Birmingham, it is often and correctly claimed, has more miles of canals than Venice. One reason for this is that the original Birmingham Main Line canal was designed by James Brindley, who tended to minimize canal construction cost by following the contours of the land, and only occasionally putting in locks when there was no alternative. When this canal was falling into disrepair and getting clogged with traffic, Thomas Telford was commissioned to deal with the problem. Telford was a later generation of civil engineer, and his solution was to drive a canal through the landscape, rearranging the land with cuttings, embankments and adding tunnels and aqueducts so that the canal would be straight and level. The result is that the remains of Brindley’s old canal extend in loops on either side of Telford’s and sometimes cross over it on aqueducts where the two are at different levels. Here’s us crossing under a canal.
If you want to make a fast exit from Birmingham, Telford is your man. We rather wanted to make a rapid escape from Brimingham, so we roared along the wide straight New Main Line, through graffiti strewn industrial districts with no moored boats anywhere, and made a left through the Netherton Tunnel. This is the superhighway of canal tunnels, 27 feet wide with a towpath on both sides. It was a replacement for the Dudley tunnel which was single track with no towpath, too low for most modern boats, and with no ventilation so you can’t use a diesel engine in it. We pretty much roared through the Netherton Tunnel, too, as the only oncoming traffic was a bicycle on the towpath. Then on through more graffiti strewn industrial districts on the Dudley Number Two Canal.
Birmingham is a dump. This is nothing new. Cue flashback music.

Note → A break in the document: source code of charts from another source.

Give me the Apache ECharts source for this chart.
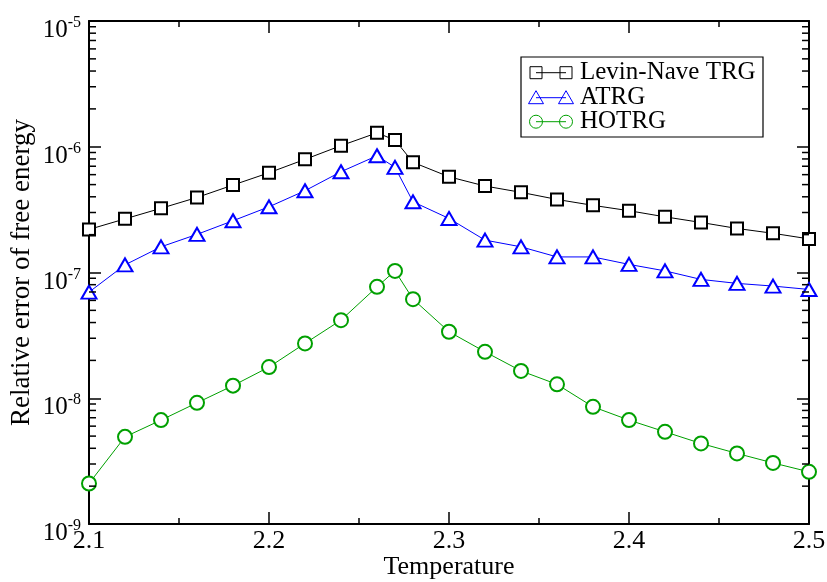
<!DOCTYPE html>
<html>
<head>
<meta charset="utf-8">
<script src="https://cdn.jsdelivr.net/npm/echarts@6/dist/echarts.min.js"></script>
<style>html,body{margin:0;padding:0;background:#fff}#c{width:827px;height:582px}</style>
</head>
<body>
<div id="c"></div>
<script>
const temperatures = [2.10,2.12,2.14,2.16,2.18,2.20,2.22,2.24,2.26,2.27,2.28,2.30,2.32,2.34,2.36,2.38,2.40,2.42,2.44,2.46,2.48,2.50];
const levinNaveTRG = [2.20e-7,2.67e-7,3.24e-7,3.95e-7,4.96e-7,6.21e-7,7.94e-7,1.02e-6,1.29e-6,1.13e-6,7.52e-7,5.77e-7,4.87e-7,4.34e-7,3.81e-7,3.42e-7,3.10e-7,2.77e-7,2.50e-7,2.24e-7,2.05e-7,1.85e-7];
const atrg = [6.98e-8,1.15e-7,1.60e-7,2.01e-7,2.58e-7,3.33e-7,4.47e-7,6.33e-7,8.48e-7,6.86e-7,3.65e-7,2.69e-7,1.81e-7,1.60e-7,1.33e-7,1.33e-7,1.16e-7,1.03e-7,8.81e-8,8.19e-8,7.80e-8,7.33e-8];
const hotrg = [2.10e-9,4.93e-9,6.70e-9,9.20e-9,1.26e-8,1.77e-8,2.73e-8,4.18e-8,7.69e-8,1.03e-7,6.14e-8,3.38e-8,2.34e-8,1.65e-8,1.29e-8,8.55e-9,6.70e-9,5.41e-9,4.37e-9,3.64e-9,3.06e-9,2.60e-9];
const seriesNames = ['Levin-Nave TRG','ATRG','HOTRG'];
const xTicks = [2.1,2.2,2.3,2.4,2.5];
const yMin = 1e-9, yMax = 1e-5;

const minorVals = [];
for (let e = -9; e < -5; e++) for (let k = 2; k <= 9; k++) minorVals.push([2.1, k * Math.pow(10, e)]);

const FONT = 'Liberation Serif';
const green = '#00a000';
const pair = (ys) => temperatures.map((t, i) => [t, ys[i]]);

const chart = echarts.init(document.getElementById('c'), null, {renderer: 'canvas'});
const axisLine = {show: true, lineStyle: {color: '#000', width: 2}};
chart.setOption({
  animation: false,
  backgroundColor: '#fff',
  grid: {left: 89, right: 18, top: 21, bottom: 58, containLabel: false, outerBoundsMode: 'none'},
  xAxis: [{
    type: 'value', min: 2.1, max: 2.5, interval: 0.1,
    name: 'Temperature', nameLocation: 'middle', nameGap: 30, nameMoveOverlap: false,
    nameTextStyle: {fontFamily: FONT, fontSize: 26, color: '#000'},
    axisLine: axisLine,
    axisTick: {inside: true, length: 12, lineStyle: {color: '#000', width: 1.5}},
    minorTick: {show: true, splitNumber: 2, length: 6, lineStyle: {color: '#000', width: 1.5}},
    splitLine: {show: false},
    axisLabel: {fontFamily: FONT, fontSize: 26, color: '#000', margin: 4,
      formatter: v => xTicks.find(t => Math.abs(t - v) < 1e-9) !== undefined ? (+v).toFixed(1) : ''}
  }, {
    type: 'value', min: 2.1, max: 2.5, interval: 0.1, position: 'top',
    axisLine: axisLine,
    axisTick: {inside: true, length: 12, lineStyle: {color: '#000', width: 1.5}},
    minorTick: {show: true, splitNumber: 2, length: 6, lineStyle: {color: '#000', width: 1.5}},
    splitLine: {show: false}, axisLabel: {show: false}
  }],
  yAxis: [{
    type: 'log', logBase: 10, min: yMin, max: yMax, splitNumber: 4,
    name: 'Relative error of free energy', nameLocation: 'middle', nameGap: 54, nameRotate: 90, nameMoveOverlap: false,
    nameTextStyle: {fontFamily: FONT, fontSize: 27, color: '#000'},
    axisLine: axisLine,
    axisTick: {inside: true, length: 12, lineStyle: {color: '#000', width: 1.5}},
    splitLine: {show: false},
    axisLabel: {
      margin: 8,
      padding: [16, 0, 0, 0],
      formatter: v => '{b|10}{s|' + Math.round(Math.log10(v)) + '}',
      rich: {
        b: {fontFamily: FONT, fontSize: 25, color: '#000', verticalAlign: 'bottom', lineHeight: 28},
        s: {fontFamily: FONT, fontSize: 16, color: '#000', verticalAlign: 'top', lineHeight: 16}
      }
    }
  }, {
    type: 'log', logBase: 10, min: yMin, max: yMax, splitNumber: 4, position: 'right',
    axisLine: axisLine,
    axisTick: {inside: true, length: 12, lineStyle: {color: '#000', width: 1.5}},
    splitLine: {show: false}, axisLabel: {show: false}
  }],
  series: [{
    name: seriesNames[0], type: 'line', data: pair(levinNaveTRG),
    symbol: 'emptyRect', symbolSize: 12, color: '#000',
    lineStyle: {width: 1, color: '#000'}, itemStyle: {borderWidth: 1, color: '#000', borderColor: '#000'}, z: 3
  }, {
    name: seriesNames[1], type: 'line', data: pair(atrg),
    symbol: 'emptyTriangle', symbolSize: [15, 13], color: '#0000ff',
    lineStyle: {width: 1, color: '#0000ff'}, itemStyle: {borderWidth: 1, color: '#0000ff', borderColor: '#0000ff'}, z: 3
  }, {
    name: seriesNames[2], type: 'line', data: pair(hotrg),
    symbol: 'emptyCircle', symbolSize: 14, color: green,
    lineStyle: {width: 1, color: green}, itemStyle: {borderWidth: 1, color: green, borderColor: green}, z: 3
  }, {
    type: 'custom', data: minorVals, silent: true, clip: false, z: 5,
    renderItem: function (params, api) {
      const p = api.coord([api.value(0), api.value(1)]);
      const cs = params.coordSys;
      const st = {stroke: '#000', lineWidth: 1.5};
      return {type: 'group', children: [
        {type: 'line', shape: {x1: cs.x, y1: p[1], x2: cs.x + 7, y2: p[1]}, style: st},
        {type: 'line', shape: {x1: cs.x + cs.width - 7, y1: p[1], x2: cs.x + cs.width, y2: p[1]}, style: st}
      ]};
    }
  }],
  graphic: (function () {
    const els = [{type: 'rect', shape: {x: 521, y: 57, width: 242, height: 80}, style: {fill: '#fff', stroke: '#000', lineWidth: 1.2}, z: 10}];
    const rows = [72.7, 97.7, 121.7];
    const cols = ['#000', '#0000ff', green];
    rows.forEach((y, i) => {
      const st = {fill: 'none', stroke: cols[i], lineWidth: 1};
      els.push({type: 'line', shape: {x1: 536, y1: y, x2: 566, y2: y}, style: {stroke: cols[i], lineWidth: 1}, z: 11});
      [536, 566].forEach(cx => {
        if (i === 0) els.push({type: 'rect', shape: {x: cx - 6, y: y - 6, width: 12, height: 12}, style: st, z: 11});
        if (i === 1) els.push({type: 'polygon', shape: {points: [[cx, y - 7], [cx - 7.5, y + 6], [cx + 7.5, y + 6]]}, style: st, z: 11});
        if (i === 2) els.push({type: 'circle', shape: {cx: cx, cy: y, r: 6.5}, style: st, z: 11});
      });
      els.push({type: 'text', x: 580, y: y, style: {text: seriesNames[i], font: '25px "Liberation Serif"', fill: '#000', verticalAlign: 'middle'}, z: 11});
    });
    return els;
  })()
});
</script>
</body>
</html>
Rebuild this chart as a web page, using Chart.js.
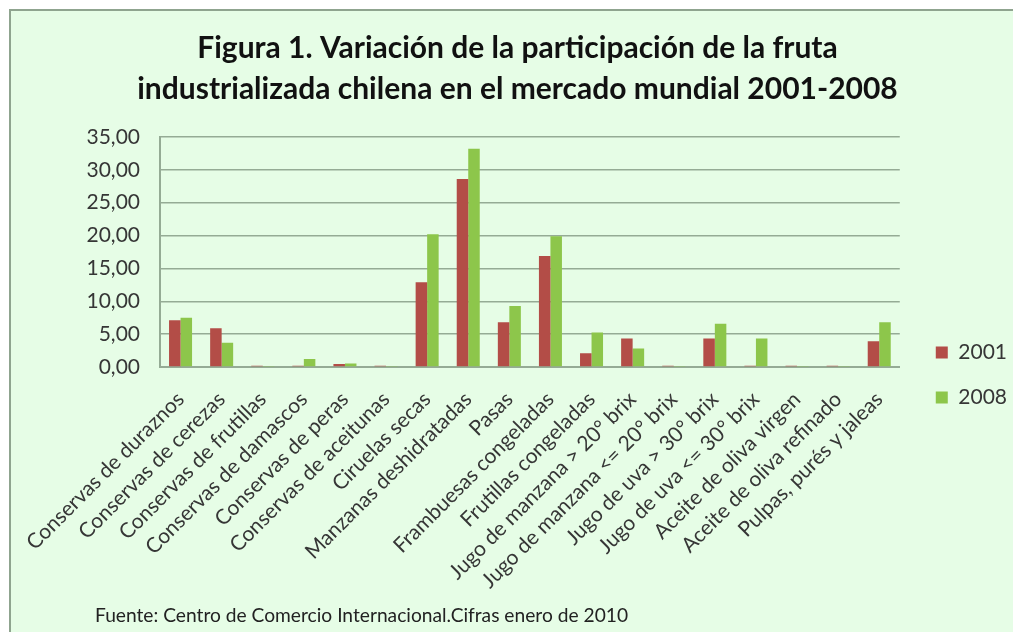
<!DOCTYPE html>
<html lang="es">
<head>
<meta charset="utf-8">
<title>Figura 1</title>
<script src="https://cdn.jsdelivr.net/npm/chart.js@4/dist/chart.umd.min.js"></script>
<style>
  html, body { margin: 0; padding: 0; background: #fff; }
  #frame {
    position: absolute; left: 9px; top: 9px; width: 1020px; height: 640px;
    background: #e6fde6;
    border-top: 2px solid #8fa48f; border-left: 2px solid #8fa48f;
  }
  #wrap { position: absolute; left: 0; top: 0; width: 1013px; height: 632px; }
  #source {
    position: absolute; left: 95px; top: 603px;
    font: 19.2px Lato, "Open Sans", sans-serif; color: #222;
  }
</style>
</head>
<body>
<div id="frame"></div>
<div id="wrap"><canvas id="chart" width="1013" height="632"></canvas></div>
<div id="source">Fuente: Centro de Comercio Internacional.Cifras enero de 2010</div>
<script>
'use strict';

const categories = [
  'Conservas de duraznos', 'Conservas de cerezas', 'Conservas de frutillas',
  'Conservas de damascos', 'Conservas de peras', 'Conservas de aceitunas',
  'Ciruelas secas', 'Manzanas deshidratadas', 'Pasas', 'Frambuesas congeladas',
  'Frutillas congeladas', 'Jugo de manzana > 20° brix', 'Jugo de manzana <= 20° brix',
  'Jugo de uva > 30° brix', 'Jugo de uva <= 30° brix', 'Aceite de oliva virgen',
  'Aceite de oliva refinado', 'Pulpas, purés y jaleas'
];
const values2001 = [7.1, 5.9, 0.2, 0.2, 0.45, 0.2, 12.9, 28.6, 6.8, 16.9, 2.1, 4.35, 0.2, 4.35, 0.2, 0.2, 0.2, 3.9];
const values2008 = [7.5, 3.7, 0.15, 1.2, 0.55, 0.15, 20.2, 33.2, 9.3, 19.9, 5.25, 2.8, 0.15, 6.6, 4.35, 0.15, 0.15, 6.8];
const seriesNames = ['2001', '2008'];
const yTicks = [0, 5, 10, 15, 20, 25, 30, 35];

const FONT = 'Lato, "Open Sans", sans-serif';
const TEXT = '#363636';
const GRID = '#95ab95';

const fmtComma = v => v.toFixed(2).replace('.', ',');

// legend sits lower and a little further right than Chart.js puts it
const legendNudge = {
  id: 'legendNudge',
  afterLayout(chart) {
    const lg = chart.legend;
    if (!lg) return;
    lg.top = 225;
    lg.bottom = 525;
    lg.left += 12;
    lg.right += 12;
  },
};

new Chart(document.getElementById('chart'), {
  type: 'bar',
  data: {
    labels: categories,
    datasets: [
      { label: seriesNames[0], data: values2001, backgroundColor: '#b34d47' },
      { label: seriesNames[1], data: values2008, backgroundColor: '#8dc64b' },
    ],
  },
  plugins: [legendNudge],
  options: {
    responsive: false,
    animation: false,
    datasets: { bar: { categoryPercentage: 0.56, barPercentage: 1.0 } },
    layout: { padding: { left: 30, right: 8, top: 0, bottom: 0 } },
    plugins: {
      title: {
        display: true,
        text: ['Figura 1. Variación de la participación de la fruta',
               'industrializada chilena en el mercado mundial 2001-2008'],
        font: { family: FONT, size: 30, weight: 'bold', lineHeight: 1.367 },
        color: '#111',
        padding: { top: 28, bottom: 27 },
      },
      legend: {
        position: 'right',
        labels: {
          boxWidth: 12, boxHeight: 12, padding: 24,
          color: TEXT, font: { family: FONT, size: 21 },
        },
      },
      tooltip: { enabled: false },
    },
    scales: {
      x: {
        afterFit: s => { s.height = 265; },
        grid: { display: false },
        border: { display: true, color: GRID, width: 2 },
        ticks: {
          minRotation: 45, maxRotation: 45, autoSkip: false, padding: 12,
          color: TEXT, font: { family: FONT, size: 21 },
        },
      },
      y: {
        min: 0, max: 35,
        afterBuildTicks: s => { s.ticks = yTicks.map(v => ({ value: v })); },
        afterFit: s => { s.width = 130; },
        grid: { color: GRID, lineWidth: 1.5, drawTicks: false },
        border: { display: true, color: GRID, width: 2 },
        ticks: {
          padding: 20, color: TEXT, font: { family: FONT, size: 21 },
          callback: v => fmtComma(v),
        },
      },
    },
  },
});
</script>
</body>
</html>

Back in 1978, I was stuck in a traffic jam on the Hagley Road, and my first wife, who was driving, turned to me and said, “Birmingham is a dump, isn’t it.”
“Yes,” I said, and then, “I saw this job in America that I could do advertised this morning. Should I apply?” And so it began. Cue end of flashback music.
The goal for today was to moor somewhere with no graffiti. We turned sharp left onto the Dudley Number One Canal, through a twelve foot deep lock, our deepest yet, and finally ended up in a relatively new and soulless but blessedly graffiti free business park called the Waterfront.
We chatted with the couple moored on the boat next to us, and traded boat tours. The female member of the couple described Pegotty as looking a bit sad on the outside. This doesn’t worry me too much. If a boat comes pre scraped up, I don’t have to worry about adding a few more scrapes. She, on the other hand, keeps their diesel engine spotlessly clean. Personally I think diesels work better with a good coating of grease, and diesel engineers seem to as well *cough* Clive *cough*.
3 thoughts on “Escape from Birmingham”
I go to Birmingham quite often, as it’s on the tour route for Welsh National Opera (who sing in the original language, with the surtitles mercifully in English), and yes, Birmingham is a dump.
Agree Birmingham is a dump full of divisions and lots of poverty and mental health is bad in Birmingham , too be honest Birmingham has always been a dump no one cares anymore people have no respect and Birmingham is hostile place people are ignorant and bigoted.
To be fair, I grew up in the Birmingham area, and most people there are great people.